Sure it fed into all that B.S. that chicks eat up by the bushel full, but there’s a reason that stuff is popular. I mean, yeah, sparkley vampires are most definitely lame-o, and all those “teen angst meets William Shatner” pauses were definitely over-the-top, but the dudes were hot, they loved unconditionally, and they offered absolute security (aside from the whole “might eat you” thing). What’s not to like about that? Danger’s hot, right?
In Jacob’s…I mean, Taylor Lautner’s new movie, Abduction, the background’s different, but the fantasy is pretty darn similar. Hot high school dude Nathan (Lautner) seems to have the perfect life. He’s got friends, lives in a nice neighborhood, his parents (Jason Isaacs/Maria Bello) are still together and love each other, and his only problem is that he’s in love with Karen (Lily Collins), the prettiest girl in school, but he can’t buck up the courage to ask her out. Needless to say, his life is pretty privileged, so for the first part of this movie you may find yourself bored as hell. There’s no conflict, and the intro goes on way too long. I mean sure, he has rage issues, but what do you know—he tells his shrink (Sigourney Weaver) he’s succeeding in dealing with them. Great. No conflict there either.
But eventually we come to the point. Nathan discovers that he’s on a missing persons database, which makes him question whether his parents are kidnappers or not. He calls into the hotline, which is actually a black-ops cover for some bad guys, and this sets off a whole chain of messed up events. Nathan’s parents are murdered, the CIA is after him, the bad guys are after him, and he doesn’t know who to trust. He finds out that his parents were actually undercover CIA operatives who were assigned to keep him safe, but there’s a mole in the agency, so now he’s on his own. Luckily, his undercover CIA “foster” dad taught him every type of martial art known to man so that Nathan would be ready for something like this. And, of course, hot-girl-Karen is accidentally drawn in to this whole mess and goes on the lam with him once all the shit hits the fan. Nathan must find out who his real parents are to get to the bottom of things.

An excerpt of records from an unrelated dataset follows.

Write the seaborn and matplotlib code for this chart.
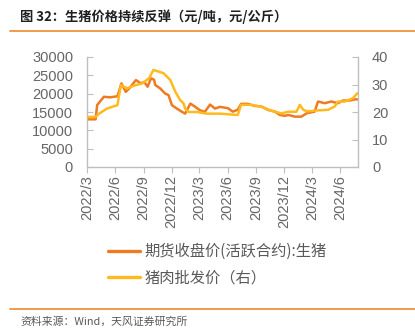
import matplotlib
matplotlib.use("Agg")
import matplotlib.pyplot as plt
from matplotlib.lines import Line2D
import seaborn as sns
import pandas as pd

# ---------------- data ----------------
futures_dates = [
    "2022-03-01", "2022-03-29", "2022-04-03", "2022-04-25", "2022-05-15", "2022-06-08",
    "2022-06-21", "2022-07-05", "2022-07-16", "2022-08-07", "2022-08-23", "2022-09-03",
    "2022-09-14", "2022-09-25", "2022-10-05", "2022-10-09", "2022-10-25", "2022-11-10",
    "2022-11-21", "2022-12-02", "2022-12-18", "2023-01-04", "2023-01-14", "2023-01-31",
    "2023-02-16", "2023-03-03", "2023-03-19", "2023-04-05", "2023-04-21", "2023-05-07",
    "2023-06-02", "2023-06-18", "2023-07-04", "2023-07-15", "2023-08-06", "2023-08-28",
    "2023-09-19", "2023-10-11", "2023-11-02", "2023-11-18", "2023-12-04", "2023-12-15",
    "2024-01-06", "2024-01-27", "2024-02-13", "2024-03-10", "2024-03-21", "2024-04-12",
    "2024-05-03", "2024-05-25", "2024-06-10", "2024-07-02", "2024-07-23", "2024-07-28",
]
futures_values = [
    13000, 13000, 16900, 19150, 19000, 19300,
    22800, 20500, 21400, 23700, 22800, 23200,
    21900, 24200, 23800, 22360, 21430, 20050,
    19600, 16870, 15940, 15030, 14560, 17300,
    16400, 15490, 15030, 17030, 15940, 16400,
    16040, 15100, 15600, 17220, 17220, 16670,
    16500, 15570, 15100, 14200, 13950, 14200,
    13740, 13740, 14650, 15100, 17860, 17400,
    17860, 17400, 18130, 18130, 18500, 18400,
]

pork_dates = [
    "2022-03-01", "2022-03-29", "2022-04-09", "2022-05-06", "2022-06-08", "2022-06-19",
    "2022-07-10", "2022-08-01", "2022-08-28", "2022-09-19", "2022-10-03", "2022-11-05",
    "2022-11-27", "2022-12-13", "2022-12-29", "2023-01-09", "2023-01-14", "2023-01-25",
    "2023-02-22", "2023-03-25", "2023-05-07", "2023-07-04", "2023-07-15", "2023-08-17",
    "2023-09-19", "2023-10-21", "2023-11-23", "2023-12-15", "2024-01-11", "2024-01-22",
    "2024-02-02", "2024-02-16", "2024-03-10", "2024-04-23", "2024-05-14", "2024-05-25",
    "2024-06-16", "2024-07-12", "2024-07-28",
]
pork_values = [
    18.2, 18.2, 19.4, 21.3, 22.5, 29.8,
    28.6, 29.6, 30.4, 32.3, 35.3, 34.1,
    31.6, 27.4, 24.3, 23.1, 21.3, 20.0,
    20.0, 19.4, 19.4, 18.9, 22.6, 22.6,
    21.9, 20.5, 19.5, 20.1, 20.1, 22.6,
    20.8, 20.2, 20.5, 20.8, 22.0, 23.8,
    23.8, 25.0, 26.9,
]

x_tick_dates = ["2022-03-01", "2022-06-01", "2022-09-01", "2022-12-01", "2023-03-01",
                "2023-06-01", "2023-09-01", "2023-12-01", "2024-03-01", "2024-06-01"]
x_tick_labels = ["2022/3", "2022/6", "2022/9", "2022/12", "2023/3",
                 "2023/6", "2023/9", "2023/12", "2024/3", "2024/6"]
left_ticks = [0, 5000, 10000, 15000, 20000, 25000, 30000]
right_ticks = [0, 10, 20, 30, 40]

series_names = ["期货收盘价(活跃合约):生猪", "猪肉批发价（右）"]
title_text = "图 32：生猪价格持续反弹（元/吨，元/公斤）"
source_text = "资料来源：Wind，天风证券研究所"

# ---------------- style ----------------
C_FUT = "#EE7B22"
C_PORK = "#FFBA1E"
GRAY = "#BFBFBF"
TXT = "#666666"
RULE = "#F29A4A"

sns.set_style("white")
plt.rcParams["font.family"] = ["Liberation Sans", "Noto Sans CJK SC", "DejaVu Sans"]
CJK = ["Noto Sans CJK SC", "DejaVu Sans"]

W, H = 415, 333
fig = plt.figure(figsize=(W / 100, H / 100), dpi=100)
ax = fig.add_axes([87 / W, 1 - 167 / H, (358 - 87) / W, (167 - 57) / H])

df_f = pd.DataFrame({"date": pd.to_datetime(futures_dates), "value": futures_values})
df_p = pd.DataFrame({"date": pd.to_datetime(pork_dates), "value": pork_values})

sns.lineplot(data=df_f, x="date", y="value", ax=ax, color=C_FUT, linewidth=1.8, legend=False)
ax2 = ax.twinx()
sns.lineplot(data=df_p, x="date", y="value", ax=ax2, color=C_PORK, linewidth=1.8, legend=False)

ax.set_xlim(pd.Timestamp("2022-03-01"), pd.Timestamp("2024-07-29"))
ax.set_ylim(0, 30000)
ax2.set_ylim(0, 40)
ax.set_yticks(left_ticks)
ax.set_yticklabels([str(v) for v in left_ticks])
ax2.set_yticks(right_ticks)
ax2.set_yticklabels([str(v) for v in right_ticks])
ax.set_xticks(pd.to_datetime(x_tick_dates))
ax.set_xticklabels(x_tick_labels, rotation=90)
for a in (ax, ax2):
    a.set_xlabel("")
    a.set_ylabel("")

ax.tick_params(axis="y", direction="in", length=4, width=0.8, color=GRAY,
               labelcolor=TXT, labelsize=10.5, pad=10)
ax2.tick_params(axis="y", direction="in", length=4, width=0.8, color=GRAY,
                labelcolor=TXT, labelsize=10.5, pad=10)
ax.tick_params(axis="x", direction="out", length=4, width=0.8, color=GRAY,
               labelcolor=TXT, labelsize=10.5, pad=2, bottom=True)

for a in (ax, ax2):
    a.spines["top"].set_visible(False)
ax.spines["right"].set_visible(False)
ax2.spines["left"].set_visible(False)
ax2.spines["bottom"].set_visible(False)
ax.spines["left"].set_color(GRAY)
ax.spines["bottom"].set_color(GRAY)
ax2.spines["right"].set_color(GRAY)
for s in ("left", "bottom"):
    ax.spines[s].set_linewidth(1.0)
ax2.spines["right"].set_linewidth(1.0)

handles = [Line2D([], [], color=C_FUT, linewidth=2.4),
           Line2D([], [], color=C_PORK, linewidth=2.4)]
fig.legend(handles, series_names, loc="upper left", bbox_to_anchor=(108 / W, 1 - 243 / H),
           frameon=False, borderpad=0, borderaxespad=0, handlelength=2.1,
           handletextpad=0.3, labelspacing=0.6, prop={"family": CJK, "size": 11},
           labelcolor="#595959")

fig.text(20 / W, 1 - 17 / H, title_text, fontsize=9.5, fontweight="bold", va="center",
         ha="left", family=CJK, color="#1F1F1F")
fig.add_artist(Line2D([10 / W, 1], [1 - 31 / H] * 2, color=RULE, linewidth=1.4))
fig.add_artist(Line2D([10 / W, 1], [1 - 309 / H] * 2, color=RULE, linewidth=1.4))
fig.text(20 / W, 1 - 322 / H, source_text, fontsize=7.8, va="center", ha="left",
         family=CJK, color="#595959")

fig.savefig("out.png", dpi=100)
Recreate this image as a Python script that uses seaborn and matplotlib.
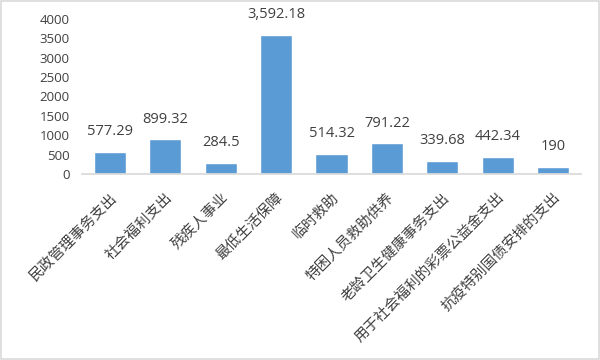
import matplotlib
matplotlib.use("Agg")
import matplotlib.pyplot as plt
import seaborn as sns
import pandas as pd
from matplotlib.patches import Rectangle

categories = ["民政管理事务支出", "社会福利支出", "残疾人事业", "最低生活保障", "临时救助",
              "特困人员救助供养", "老龄卫生健康事务支出", "用于社会福利的彩票公益金支出", "抗疫特别国债安排的支出"]
values = [577.29, 899.32, 284.5, 3592.18, 514.32, 791.22, 339.68, 442.34, 190]
value_labels = ["577.29", "899.32", "284.5", "3,592.18", "514.32", "791.22", "339.68", "442.34", "190"]
yticks = [0, 500, 1000, 1500, 2000, 2500, 3000, 3500, 4000]

sns.set_theme(style="white")
plt.rcParams['font.family'] = ['Noto Sans CJK SC', 'DejaVu Sans']

df = pd.DataFrame({"cat": categories, "val": values})
fig = plt.figure(figsize=(6, 3.6), dpi=100)
ax = fig.add_axes([0.137, 0.517, 0.831, 0.43])
sns.barplot(data=df, x="cat", y="val", color="#5B9BD5", saturation=1, width=0.58, ax=ax)

ax.set_ylim(0, 4000)
ax.set_yticks(yticks)
ax.set_yticklabels([str(t) for t in yticks], fontsize=9.5, color="#404040", family=["Open Sans", "DejaVu Sans"])
ax.set_xlabel("")
ax.set_ylabel("")
for s in ["top", "right", "left"]:
    ax.spines[s].set_visible(False)
ax.spines["bottom"].set_color("#D9D9D9")
ax.tick_params(axis="both", length=0)
ax.tick_params(axis="y", pad=9)
ax.set_xticks(range(len(categories)))
ax.set_xticklabels(categories, rotation=45, ha="right", rotation_mode="anchor",
                   fontsize=10.5, color="#404040")
ax.tick_params(axis="x", pad=12)

for i, (v, lab) in enumerate(zip(values, value_labels)):
    ax.annotate(lab, (i, v), xytext=(0, 9), textcoords="offset points", ha="center", va="bottom",
                fontsize=10.5, color="#404040", family=["Open Sans", "DejaVu Sans"])

fig.patches.append(Rectangle((0.002, 0.003), 0.996, 0.994, transform=fig.transFigure,
                             fill=False, edgecolor="#D9D9D9", linewidth=1.2))
fig.savefig("out.png", dpi=100, facecolor="white")
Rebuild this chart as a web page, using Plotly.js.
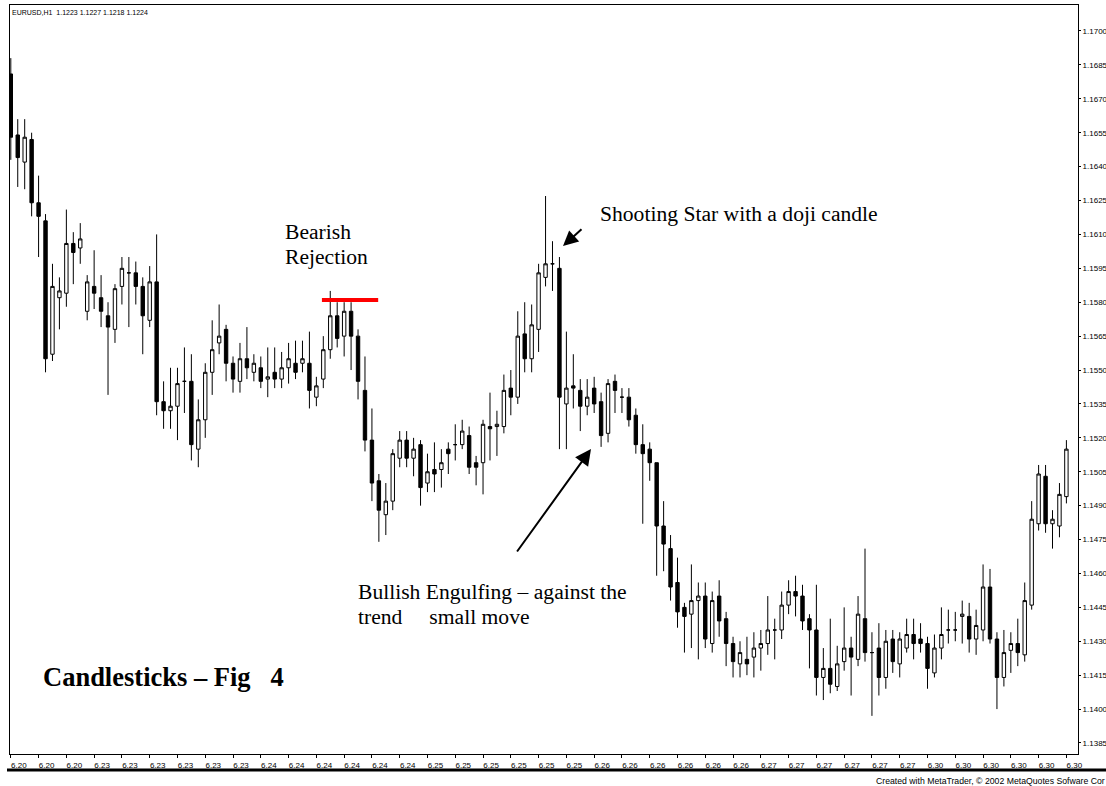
<!DOCTYPE html>
<html>
<head>
<meta charset="utf-8">
<script src="https://cdn.plot.ly/plotly-3.0.1.min.js"></script>
<style>
html,body{margin:0;padding:0;background:#fff;}
#chart{width:1106px;height:786px;}
</style>
</head>
<body>
<div id="chart"></div>
<script>
// EURUSD H1 candles (bar order left to right)
const opens = [
1.1681,1.1654,1.1642,1.1652,1.1624,1.1616,1.1557,1.1582,1.1584,1.1606,
1.1604,1.1576,1.1587,1.1582,1.1574,1.1568,1.1587,1.1593,1.1593,1.1587,
1.1572,1.1589,1.1536,1.1532,1.1534,1.1545,1.1545,1.1515,1.1528,1.1549,
1.1562,1.1568,1.1553,1.1545,1.1555,1.1549,1.1551,1.1546,1.1549,1.1546,
1.1551,1.1553,1.1553,1.1553,1.1538,1.1546,1.1559,1.1574,1.1565,1.1576,
1.1565,1.1541,1.1519,1.1501,1.1486,1.1492,1.1511,1.1519,1.1511,1.1517,
1.1500,1.1506,1.1506,1.1515,1.1517,1.1517,1.1521,1.1509,1.1509,1.1525,
1.1525,1.1525,1.1542,1.1538,1.1566,1.1555,1.1568,1.1591,1.1597,1.1595,
1.1535,1.1543,1.1541,1.1534,1.1542,1.1536,1.1522,1.1545,1.1538,1.1538,
1.1530,1.1517,1.1515,1.1509,1.1481,1.1471,1.1456,1.1445,1.1442,1.1448,
1.1450,1.1429,1.1450,1.1440,1.1429,1.1420,1.1422,1.1423,1.1427,1.1429,
1.1435,1.1435,1.1446,1.1452,1.1450,1.1440,1.1435,1.1414,1.1418,1.1410,
1.1421,1.1427,1.1422,1.1440,1.1425,1.1427,1.1414,1.1431,1.1420,1.1427,
1.1433,1.1431,1.1429,1.1416,1.1427,1.1435,1.1435,1.1441,1.1441,1.1431,
1.1435,1.1454,1.1431,1.1414,1.1426,1.1429,1.1424,1.1446,1.1482,1.1503,
1.1482,1.1481,1.1494
];
const highs = [
1.1688,1.1661,1.1661,1.1655,1.1636,1.1619,1.1597,1.1591,1.1621,1.1611,
1.1615,1.1592,1.1603,1.1592,1.1580,1.1588,1.1600,1.1600,1.1598,1.1591,
1.1596,1.1610,1.1545,1.1551,1.1551,1.1560,1.1557,1.1537,1.1553,1.1572,
1.1579,1.1570,1.1556,1.1562,1.1569,1.1557,1.1556,1.1560,1.1560,1.1558,
1.1562,1.1563,1.1563,1.1567,1.1547,1.1565,1.1585,1.1580,1.1580,1.1580,
1.1568,1.1556,1.1533,1.1504,1.1500,1.1515,1.1523,1.1523,1.1520,1.1519,
1.1513,1.1518,1.1515,1.1518,1.1526,1.1528,1.1525,1.1512,1.1528,1.1540,
1.1532,1.1548,1.1550,1.1576,1.1580,1.1579,1.1597,1.1627,1.1607,1.1600,
1.1567,1.1557,1.1546,1.1546,1.1547,1.1540,1.1546,1.1548,1.1542,1.1542,
1.1533,1.1526,1.1518,1.1509,1.1492,1.1477,1.1467,1.1447,1.1464,1.1456,
1.1456,1.1452,1.1457,1.1443,1.1432,1.1430,1.1432,1.1434,1.1435,1.1450,
1.1440,1.1452,1.1457,1.1459,1.1455,1.1442,1.1455,1.1427,1.1440,1.1428,
1.1445,1.1432,1.1450,1.1471,1.1434,1.1438,1.1435,1.1435,1.1434,1.1440,
1.1440,1.1438,1.1432,1.1433,1.1445,1.1444,1.1443,1.1448,1.1447,1.1444,
1.1464,1.1462,1.1434,1.1435,1.1434,1.1440,1.1456,1.1492,1.1508,1.1508,
1.1488,1.1500,1.1519
];
const lows = [
1.1643,1.1631,1.1630,1.1618,1.1600,1.1549,1.1554,1.1568,1.1578,1.1588,
1.1597,1.1572,1.1577,1.1569,1.1539,1.1562,1.1579,1.1569,1.1579,1.1557,
1.1569,1.1530,1.1524,1.1524,1.1519,1.1531,1.1510,1.1507,1.1520,1.1539,
1.1557,1.1545,1.1540,1.1540,1.1546,1.1545,1.1542,1.1538,1.1542,1.1542,
1.1544,1.1546,1.1549,1.1533,1.1534,1.1542,1.1555,1.1560,1.1556,1.1550,
1.1537,1.1514,1.1492,1.1474,1.1477,1.1488,1.1507,1.1507,1.1503,1.1490,
1.1496,1.1496,1.1498,1.1504,1.1510,1.1515,1.1504,1.1499,1.1495,1.1510,
1.1512,1.1522,1.1530,1.1535,1.1549,1.1549,1.1558,1.1587,1.1585,1.1515,
1.1515,1.1533,1.1523,1.1530,1.1531,1.1516,1.1518,1.1531,1.1531,1.1525,
1.1513,1.1482,1.1501,1.1459,1.1461,1.1448,1.1436,1.1425,1.1427,1.1422,
1.1427,1.1425,1.1432,1.1419,1.1414,1.1414,1.1415,1.1414,1.1417,1.1424,
1.1422,1.1431,1.1442,1.1441,1.1435,1.1418,1.1406,1.1404,1.1407,1.1408,
1.1417,1.1406,1.1419,1.1421,1.1397,1.1406,1.1409,1.1416,1.1414,1.1425,
1.1422,1.1425,1.1409,1.1414,1.1422,1.1429,1.1430,1.1429,1.1425,1.1424,
1.1430,1.1429,1.1400,1.1410,1.1416,1.1419,1.1421,1.1444,1.1479,1.1478,
1.1471,1.1476,1.1491
];
const closes = [
1.1653,1.1644,1.1653,1.1624,1.1618,1.1555,1.1587,1.1585,1.1606,1.1602,
1.1608,1.1589,1.1584,1.1576,1.1569,1.1586,1.1595,1.1593,1.1587,1.1574,
1.1589,1.1536,1.1532,1.1534,1.1544,1.1545,1.1517,1.1528,1.1549,1.1559,
1.1565,1.1553,1.1546,1.1555,1.1551,1.1553,1.1545,1.1547,1.1546,1.1551,
1.1555,1.1549,1.1555,1.1541,1.1543,1.1559,1.1574,1.1564,1.1576,1.1565,
1.1545,1.1519,1.1500,1.1488,1.1492,1.1513,1.1519,1.1511,1.1515,1.1498,
1.1505,1.1504,1.1509,1.1513,1.1517,1.1523,1.1507,1.1507,1.1526,1.1524,
1.1526,1.1541,1.1538,1.1565,1.1555,1.1570,1.1593,1.1597,1.1597,1.1538,
1.1542,1.1542,1.1534,1.1538,1.1535,1.1521,1.1544,1.1541,1.1538,1.1528,
1.1517,1.1513,1.1509,1.1481,1.1473,1.1454,1.1443,1.1441,1.1448,1.1450,
1.1431,1.1448,1.1439,1.1429,1.1421,1.1425,1.1420,1.1427,1.1429,1.1435,
1.1435,1.1446,1.1452,1.1450,1.1439,1.1435,1.1414,1.1418,1.1411,1.1420,
1.1427,1.1423,1.1442,1.1425,1.1425,1.1414,1.1430,1.1421,1.1431,1.1433,
1.1429,1.1429,1.1418,1.1427,1.1433,1.1435,1.1435,1.1442,1.1431,1.1437,
1.1454,1.1431,1.1414,1.1425,1.1429,1.1425,1.1448,1.1484,1.1504,1.1482,
1.1484,1.1495,1.1515
];
// time-axis labels (one every 4 hourly bars)
const dayLabels = [
'6.20','6.20','6.20','6.23','6.23','6.23','6.23','6.23','6.23',
'6.24','6.24','6.24','6.24','6.24','6.24','6.25','6.25','6.25','6.25','6.25','6.25',
'6.26','6.26','6.26','6.26','6.26','6.26','6.27','6.27','6.27','6.27','6.27','6.27',
'6.30','6.30','6.30','6.30','6.30','6.30'
];
const barsPerLabel = 4;
// price-axis labels
const priceTicks = [1.1385,1.1400,1.1415,1.1430,1.1445,1.1460,1.1475,1.1490,1.1505,1.1520,
  1.1535,1.1550,1.1565,1.1580,1.1595,1.1610,1.1625,1.1640,1.1655,1.1670,1.1685,1.1700];
// bearish rejection level and the bars it spans
const rejectionLevel = 1.1581;
const rejectionSpan = [44.8, 52.9];

const barIndex = opens.map((_, i) => i);
const tickVals = dayLabels.map((_, k) => k * barsPerLabel);

// layout helpers (pixel -> paper), plot area is x 10..1078, y 5..754
const L = 10, R = 1078, T = 5, B = 754;
const px = x => (x - L) / (R - L);
const py = y => (B - y) / (B - T);

const axisFont = {family: 'Liberation Sans, Arial, sans-serif', size: 8, color: '#000'};
const smallFont = {family: 'Liberation Sans, Arial, sans-serif', size: 7, color: '#000'};
const creditFont = {family: 'Liberation Sans, Arial, sans-serif', size: 8.7, color: '#000'};
const serif = {family: 'Liberation Serif, Times New Roman, serif', size: 21.6, color: '#000'};
const NB = '\u00a0';

const trace = {
  type: 'candlestick',
  x: barIndex, open: opens, high: highs, low: lows, close: closes,
  increasing: {line: {color: '#000', width: 1}, fillcolor: '#ffffff'},
  decreasing: {line: {color: '#000', width: 1}, fillcolor: '#000000'},
  whiskerwidth: 0,
  showlegend: false,
  hoverinfo: 'x+y'
};

const txt = (x, y, text, font, extra) => Object.assign({
  xref: 'paper', yref: 'paper', x: px(x), y: py(y), text: text, showarrow: false,
  xanchor: 'left', yanchor: 'middle', font: font
}, extra || {});

const layout = {
  width: 1106, height: 786,
  margin: {l: L, r: 1106 - R, t: T, b: 786 - B, pad: 0},
  paper_bgcolor: '#fff', plot_bgcolor: '#fff',
  showlegend: false,
  xaxis: {
    range: [-0.115, 153.67], rangeslider: {visible: false},
    tickmode: 'array', tickvals: tickVals, ticktext: dayLabels,
    ticks: 'outside', ticklen: 3, tickcolor: '#000', tickwidth: 1,
    ticklabelshift: 8,
    showgrid: false, zeroline: false, showline: true, linecolor: '#000', linewidth: 1, mirror: true,
    tickfont: axisFont, fixedrange: true
  },
  yaxis: {
    side: 'right', range: [1.138013, 1.171150],
    tickmode: 'array', tickvals: priceTicks, ticktext: priceTicks.map(v => v.toFixed(4)),
    ticks: 'outside', ticklen: 2, tickcolor: '#000', tickwidth: 1,
    showgrid: false, zeroline: false, showline: true, linecolor: '#000', linewidth: 1, mirror: true,
    tickfont: axisFont, fixedrange: true
  },
  shapes: [
    {type: 'line', xref: 'x', yref: 'y', x0: rejectionSpan[0], x1: rejectionSpan[1],
     y0: rejectionLevel, y1: rejectionLevel, line: {color: '#ff0000', width: 4}},
    {type: 'line', xref: 'paper', yref: 'paper', x0: px(7), x1: px(1106), y0: py(770), y1: py(770),
     line: {color: '#000', width: 3}}
  ],
  annotations: [
    txt(10, 12, 'EURUSD,H1' + NB + NB + '1.1223 1.1227 1.1218 1.1224', smallFont),
    txt(874, 781, 'Created with MetaTrader, © 2002 MetaQuotes Sofware Cor', creditFont),
    txt(283, 232, 'Bearish', serif),
    txt(283, 257, 'Rejection', serif),
    txt(598, 214, 'Shooting Star with a doji candle', serif),
    txt(356, 592, 'Bullish Engulfing – against the', serif),
    txt(356, 617, 'trend' + NB.repeat(5) + 'small move', serif),
    txt(41, 677, '<b>Candlesticks – Fig' + NB.repeat(3) + '4</b>',
        {family: 'Liberation Serif, Times New Roman, serif', size: 26.5, color: '#000'}),
    {xref: 'paper', yref: 'paper', x: px(563), y: py(246), ax: 20, ay: -18, text: '',
     showarrow: true, arrowhead: 2, arrowsize: 1.5, arrowwidth: 2, arrowcolor: '#000'},
    {xref: 'paper', yref: 'paper', x: px(591), y: py(449), ax: -75, ay: 104, text: '',
     showarrow: true, arrowhead: 2, arrowsize: 1.6, arrowwidth: 2, arrowcolor: '#000'}
  ]
};

Plotly.newPlot('chart', [trace], layout, {displayModeBar: false, staticPlot: true});
</script>
</body>
</html>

And there it is. The fantasy is intact.
Pretty boy Nathan loves Karin unconditionally and will protect her to the death despite all the danger that he puts her in. Granted, there’s more to this film than just that, and it’s from the guy’s perspective this time, but I’m simply pointing out that there’s a similar draw here. On another note, the action in this movie is pretty thrilling, which is good news for the guys, and there are a lot of gratuitous no-shirt-scenes for the girls, so everybody wins. On top of that, the supporting cast is phenomenal, which adds some cred to this flick and is almost enough to make you overlook some of the more horrible lines of dialog:
Karin: Are we going to die, Nathan?
Nathan: No, I won’t let that happen.
Karin: Wow, that’s better than middle school.
Nathan: That’s ‘cause I know what I’m doing now.
Karin: And no braces either.
I was violently cringing throughout that entire scene. But like I said, Jason Isaacs and Maria Bello as the foster parents, Sigourney Weaver as the shrink, and Alfred Molina as the CIA guy help to temper some of the more “blechy” aspects. And it works.
It is sad, however, that after laying in all that character work into Nathan’s “foster” parents, they’re simply offed right as soon as things get interesting. I would have liked to see what would have happened within that family dynamic while they’re trying to survive the CIA, survive black-ops assassins, explain past choices, and rebuild trust with Nathan. But then again, that would have left little time for the love story and to have Nathan prove himself as a man. So, thinking in those terms, maybe some of the scenes with the “foster” parents could’ve been edited down so that the beginning was more concise and the story more focused.
All in all, this movie is a decent popcorn flick. Luckily, the awkward bits of romantic dialogue and the drawn out intro don’t really mess things up that badly. So, if you’re a guy, just show up a little late to avoid the slow start. If you’re a chick, Jacob goes shirtless in the first five minutes, so be on time.